When Michael, together with his fiancee Nell, begins to
explore Deadlight Hall's history, he discovers that in the 1880s another pair
of sisters vanished from the house - and that there may also be much older and
darker secrets lurking within its walls. As Michael and Nell gradually peel
back the sinister layers of the Hall's unhappy past, they are unprepared for
the eerie and threatening resonances they encounter - nor for the shocking
truth of what took place there one long-ago midnight.
Sarah Rayne is back with another ghost-inspired novel
featuring Nell West and Michael Flint.
This time, we are reminded of the Holocaust, in a frightening tale of
disappearing children and unpredictable furnaces. Our Oxford don Michael is asked if he wouldn't mind visiting
Deadlight Hall, a former home that housed ill children during the Second World
War by a colleague of his, Leo Rosendale.
Leo was sent to England by his family to escape Nazi persecution, along
with other Jewish children, including twins Sophie and Susannah Reiss.
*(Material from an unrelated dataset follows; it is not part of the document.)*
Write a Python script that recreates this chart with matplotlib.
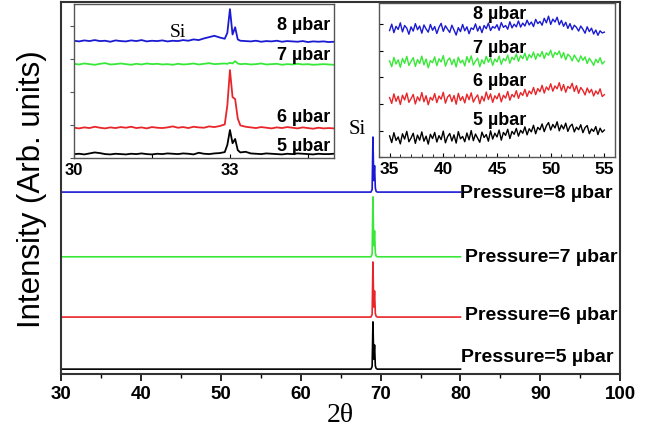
import numpy as np
import matplotlib
matplotlib.use("Agg")
import matplotlib.pyplot as plt
from matplotlib.ticker import MultipleLocator, NullLocator

plt.rcParams['font.family'] = ['Liberation Sans', 'DejaVu Sans']

# colours of the four pressures
colors = {'5': 'black', '6': '#e8262a', '7': '#38e838', '8': '#1a1ad2'}

# ---- main pattern: 2theta 30-80, single Si peak near 69.1
x_main = [30.0, 68.8, 68.95, 69.05, 69.15, 69.25, 69.35, 69.45, 69.6, 80.0]
main_8 = [48.9, 48.9, 49.6, 63.7, 52.0, 56.0, 50.0, 49.1, 48.9, 48.9]
main_7 = [31.5, 31.5, 32.2, 47.6, 34.5, 38.5, 32.5, 31.7, 31.5, 31.5]
main_6 = [15.3, 15.3, 16.0, 30.1, 18.0, 22.3, 16.3, 15.5, 15.3, 15.3]
main_5 = [1.3, 1.3, 2.0, 14.0, 4.0, 7.8, 2.2, 1.5, 1.3, 1.3]

# ---- inset 1: 30-35 deg, Si peak at 33
x_in1 = ([30.0, 30.1, 30.2, 30.3, 30.4, 30.5, 30.6, 30.7, 30.8, 30.9,
          31.0, 31.1, 31.2, 31.3, 31.4, 31.5, 31.6, 31.7, 31.8, 31.9,
          32.0, 32.1, 32.2, 32.3, 32.4, 32.5, 32.6, 32.7, 32.8, 32.9,
          32.95, 33.0, 33.05, 33.1, 33.15, 33.2,
          33.3, 33.4, 33.5, 33.6, 33.7, 33.8, 33.9, 34.0, 34.1, 34.2,
          34.3, 34.4, 34.5, 34.6, 34.7, 34.8, 34.9, 35.0])
in1_5 = [0.12, 0.13, 0.11, 0.14, 0.17, 0.15, 0.12, 0.11, 0.13, 0.12,
         0.11, 0.13, 0.12, 0.14, 0.12, 0.11, 0.13, 0.12, 0.14, 0.13,
         0.12, 0.14, 0.13, 0.11, 0.16, 0.13, 0.12, 0.14, 0.15, 0.18,
         0.40, 0.85, 0.45, 0.58, 0.24, 0.17,
         0.19, 0.14, 0.13, 0.12, 0.14, 0.13, 0.12, 0.11, 0.13, 0.12,
         0.14, 0.13, 0.12, 0.11, 0.13, 0.12, 0.12, 0.13]
in1_6 = [0.92, 0.90, 0.93, 0.91, 0.95, 0.92, 0.90, 0.93, 0.91, 0.94,
         0.92, 0.95, 0.91, 0.93, 0.90, 0.94, 0.92, 0.91, 0.93, 0.96,
         0.92, 0.94, 0.91, 0.95, 0.93, 0.92, 0.96, 0.94, 0.97, 1.02,
         1.60, 2.67, 1.85, 1.79, 1.20, 0.99,
         0.95, 0.93, 0.91, 0.94, 0.92, 0.90, 0.93, 0.91, 0.94, 0.92,
         0.90, 0.93, 0.91, 0.89, 0.92, 0.90, 0.91, 0.90]
in1_7 = [2.86, 2.84, 2.87, 2.85, 2.83, 2.86, 2.88, 2.84, 2.85, 2.87,
         2.85, 2.83, 2.86, 2.84, 2.87, 2.85, 2.86, 2.84, 2.85, 2.83,
         2.86, 2.84, 2.85, 2.87, 2.84, 2.86, 2.88, 2.85, 2.86, 2.87,
         2.86, 2.89, 2.87, 2.94, 2.87, 2.85,
         2.86, 2.84, 2.85, 2.87, 2.84, 2.85, 2.86, 2.83, 2.85, 2.84,
         2.86, 2.84, 2.85, 2.83, 2.84, 2.85, 2.84, 2.83]
in1_8 = [3.56, 3.54, 3.57, 3.55, 3.58, 3.55, 3.56, 3.53, 3.57, 3.55,
         3.54, 3.57, 3.55, 3.58, 3.54, 3.56, 3.55, 3.57, 3.54, 3.56,
         3.55, 3.58, 3.56, 3.60, 3.58, 3.63, 3.67, 3.71, 3.66, 3.62,
         3.80, 4.52, 3.75, 3.97, 3.60, 3.56,
         3.55, 3.54, 3.56, 3.53, 3.55, 3.54, 3.56, 3.53, 3.55, 3.54,
         3.53, 3.55, 3.52, 3.54, 3.53, 3.54, 3.52, 3.53]

# ---- inset 2: 35-55 deg, amorphous region, 0.2 deg steps
x_in2 = np.round(np.arange(35.0, 55.01, 0.2), 1)
in2_5 = [0.80, 0.55, 0.92, 0.63, 0.76, 0.50, 0.88, 0.68, 0.97, 0.58,
         0.72, 0.90, 0.52, 0.83, 0.64, 0.95, 0.60, 0.79, 0.49, 0.86,
         0.70, 0.93, 0.57, 0.81, 0.66, 0.98, 0.54, 0.77, 0.89, 0.61,
         0.84, 0.53, 0.96, 0.69, 0.78, 0.58, 0.91, 0.65, 1.00, 0.62,
         0.87, 0.71, 0.56, 0.94, 0.74, 0.85, 0.60, 0.99, 0.68, 0.90,
         0.76, 1.02, 0.64, 0.93, 0.82, 1.05, 0.70, 0.97, 0.86, 1.08,
         0.79, 1.01, 0.90, 1.14, 0.84, 1.07, 0.95, 1.20, 0.88, 1.12,
         1.03, 1.25, 0.96, 1.18, 1.30, 1.02, 1.23, 1.10, 1.33, 0.99,
         1.21, 1.06, 1.28, 0.97, 1.16, 1.24, 0.95, 1.13, 1.03, 1.22,
         0.92, 1.11, 1.19, 0.88, 1.06, 0.97, 1.15, 0.85, 1.09, 0.94,
         1.02]
in2_6 = [2.24, 2.02, 2.38, 2.10, 2.29, 1.98, 2.33, 2.15, 2.41, 2.06,
         2.20, 2.36, 2.00, 2.27, 2.12, 2.43, 2.08, 2.31, 1.97, 2.25,
         2.14, 2.39, 2.05, 2.30, 2.18, 2.44, 2.03, 2.26, 2.35, 2.09,
         2.32, 1.99, 2.40, 2.13, 2.28, 2.04, 2.37, 2.16, 2.42, 2.07,
         2.23, 2.34, 2.01, 2.29, 2.11, 2.45, 2.17, 2.38, 2.06, 2.31,
         2.19, 2.40, 2.08, 2.33, 2.22, 2.47, 2.14, 2.36, 2.26, 2.50,
         2.21, 2.43, 2.32, 2.55, 2.28, 2.49, 2.38, 2.62, 2.35, 2.58,
         2.46, 2.70, 2.41, 2.64, 2.52, 2.76, 2.48, 2.68, 2.57, 2.80,
         2.50, 2.73, 2.44, 2.66, 2.58, 2.78, 2.47, 2.69, 2.40, 2.62,
         2.51, 2.34, 2.60, 2.42, 2.55, 2.30, 2.49, 2.37, 2.57, 2.28,
         2.35]
in2_7 = [3.62, 3.40, 3.75, 3.50, 3.66, 3.38, 3.71, 3.53, 3.79, 3.45,
         3.60, 3.74, 3.41, 3.67, 3.52, 3.80, 3.47, 3.69, 3.36, 3.63,
         3.55, 3.77, 3.44, 3.70, 3.58, 3.82, 3.42, 3.64, 3.73, 3.48,
         3.68, 3.39, 3.76, 3.54, 3.65, 3.43, 3.78, 3.56, 3.81, 3.46,
         3.61, 3.72, 3.40, 3.66, 3.51, 3.79, 3.57, 3.74, 3.45, 3.69,
         3.58, 3.80, 3.49, 3.71, 3.62, 3.84, 3.53, 3.76, 3.66, 3.88,
         3.60, 3.82, 3.70, 3.91, 3.64, 3.86, 3.74, 3.95, 3.68, 3.89,
         3.78, 3.97, 3.71, 3.92, 3.83, 4.02, 3.75, 3.94, 3.85, 3.99,
         3.73, 3.93, 3.66, 3.87, 3.79, 3.62, 3.84, 3.70, 3.58, 3.81,
         3.64, 3.77, 3.52, 3.72, 3.60, 3.45, 3.68, 3.55, 3.74, 3.50,
         3.59]
in2_8 = [4.76, 5.00, 4.68, 4.92, 4.80, 5.05, 4.71, 4.95, 4.85, 4.62,
         4.90, 4.74, 5.02, 4.79, 4.93, 4.66, 4.97, 4.82, 4.70, 4.99,
         4.77, 4.91, 4.65, 4.88, 5.03, 4.73, 4.94, 4.81, 4.69, 4.96,
         4.78, 4.59, 4.87, 4.72, 4.99, 4.75, 4.90, 4.64, 4.86, 4.80,
         5.01, 4.74, 4.92, 4.68, 4.95, 4.83, 5.04, 4.76, 4.91, 4.85,
         4.98, 4.77, 5.06, 4.88, 4.95, 4.81, 5.09, 4.86, 5.00, 4.90,
         5.12, 4.89, 5.04, 4.93, 5.15, 4.97, 5.08, 4.91, 5.18, 5.02,
         5.10, 4.96, 5.22, 5.05, 5.30, 4.99, 5.19, 5.08, 5.26, 4.98,
         5.14, 4.92, 5.07, 4.84, 5.02, 4.79, 4.96, 4.88, 4.74, 4.93,
         4.81, 4.66, 4.90, 4.72, 4.85, 4.63, 4.78, 4.58, 4.75, 4.67,
         4.70]

pressures = ['8', '7', '6', '5']

fig = plt.figure(figsize=(6.6, 4.31), dpi=100)

# main axes
ax = fig.add_axes([0.092, 0.130, 0.848, 0.863])
for p, y in zip(pressures, [main_8, main_7, main_6, main_5]):
    ax.plot(x_main, y, color=colors[p], lw=1.2)
ax.set_xlim(30, 100)
ax.set_ylim(0, 100)
ax.xaxis.set_major_locator(MultipleLocator(10))
ax.xaxis.set_minor_locator(MultipleLocator(5))
ax.yaxis.set_major_locator(NullLocator())
ax.tick_params(axis='x', which='major', direction='out', length=5, width=1.2,
               labelsize=13.5, pad=3)
ax.tick_params(axis='x', which='minor', direction='out', length=3, width=1.0)
for lab in ax.get_xticklabels():
    lab.set_fontweight('bold')
for s in ax.spines.values():
    s.set_color('#333333')
    s.set_linewidth(1.5)
ax.set_xlabel('2θ', family='Liberation Serif', fontsize=20, labelpad=0)
ax.set_ylabel('Intensity (Arb. units)', fontsize=22.5, labelpad=10)

label_pos = {'8': (79.9, 48.9), '7': (80.6, 31.7), '6': (80.6, 15.9), '5': (80.1, 4.8)}
for p in pressures:
    ax.text(label_pos[p][0], label_pos[p][1], f'Pressure={p} µbar', fontsize=14,
            fontweight='bold', ha='left', va='center')
ax.text(67.1, 65.9, 'Si', family='Liberation Serif', fontsize=15, ha='center', va='center')

# inset 1
ax1 = fig.add_axes([0.112, 0.631, 0.394, 0.357])
for p, y in zip(pressures, [in1_8, in1_7, in1_6, in1_5]):
    ax1.plot(x_in1, y, color=colors[p], lw=1.3)
ax1.set_xlim(30, 35)
ax1.set_ylim(0, 4.67)
ax1.xaxis.set_major_locator(MultipleLocator(3))
ax1.xaxis.set_minor_locator(MultipleLocator(1.5))
ax1.yaxis.set_major_locator(MultipleLocator(1))
ax1.set_yticklabels([])
ax1.tick_params(axis='y', direction='out', length=3, width=0.8, colors='#555555')
ax1.tick_params(axis='x', which='both', direction='in', length=3, width=0.8,
                labelsize=12, pad=3)
for lab in ax1.get_xticklabels():
    lab.set_fontweight('bold')
for s in ax1.spines.values():
    s.set_color('#555555')
    s.set_linewidth(1.0)
in1_lab_y = {'8': 4.06, '7': 3.15, '6': 1.27, '5': 0.39}
for p in pressures:
    ax1.text(34.92, in1_lab_y[p], f'{p} µbar', fontsize=13, fontweight='bold',
             ha='right', va='center')
ax1.text(32.0, 3.85, 'Si', family='Liberation Serif', fontsize=14, ha='center', va='center')

# inset 2
ax2 = fig.add_axes([0.574, 0.633, 0.358, 0.358])
for p, y in zip(pressures, [in2_8, in2_7, in2_6, in2_5]):
    ax2.plot(x_in2, y, color=colors[p], lw=1.0)
ax2.set_xlim(34, 56)
ax2.set_ylim(0, 5.8)
ax2.xaxis.set_major_locator(MultipleLocator(5))
ax2.xaxis.set_minor_locator(MultipleLocator(1))
ax2.yaxis.set_major_locator(MultipleLocator(1))
ax2.set_yticklabels([])
ax2.tick_params(axis='y', direction='in', length=3, width=0.8)
ax2.tick_params(axis='x', which='major', direction='in', length=3, width=0.8,
                labelsize=12.5, pad=3)
ax2.tick_params(axis='x', which='minor', direction='in', length=2, width=0.6)
for lab in ax2.get_xticklabels():
    lab.set_fontweight('bold')
for s in ax2.spines.values():
    s.set_color('#555555')
    s.set_linewidth(1.0)
in2_lab_y = {'8': 5.40, '7': 4.11, '6': 2.87, '5': 1.43}
for p in pressures:
    ax2.text(45.2, in2_lab_y[p], f'{p} µbar', fontsize=13, fontweight='bold',
             ha='center', va='center')

fig.savefig('out.png', dpi=100)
Whilst staying a Deadlight Hall the twins
disappeared in mysterious circumstances, and Leo has never been able to forget
them, or his time at the big house.
Always fond of a mystery, Michael decides to take a look
around the Hall, now being developed by a local builder. Whilst there, he is sure he hears and sees
things that are not of this world. He
and Nell begin to delve into the past lives of those connected to Deadlight
Hall, and as they investigate further, they find that the Reiss twins weren't
the only children to disappear whilst staying there. So what secrets is the big, old house hiding, and are any of them
actually prepared for what they may eventually find out?
Whilst this hasn't been my favourite of Sarah Rayne's
novels, I did enjoy it. I like her
characters of Michael and Nell, who are now in a relationship and considering
moving in together, I also like the sub-story of Michael's cat, who I'm
surprised hasn't been asked to leave Oxford yet! The Holocaust sub-setting wasn't one I was hooked by, or that of
the missing golem, yet the book did keep me turning the pages in order to find
out what really happened at Deadlight Hall all those years ago.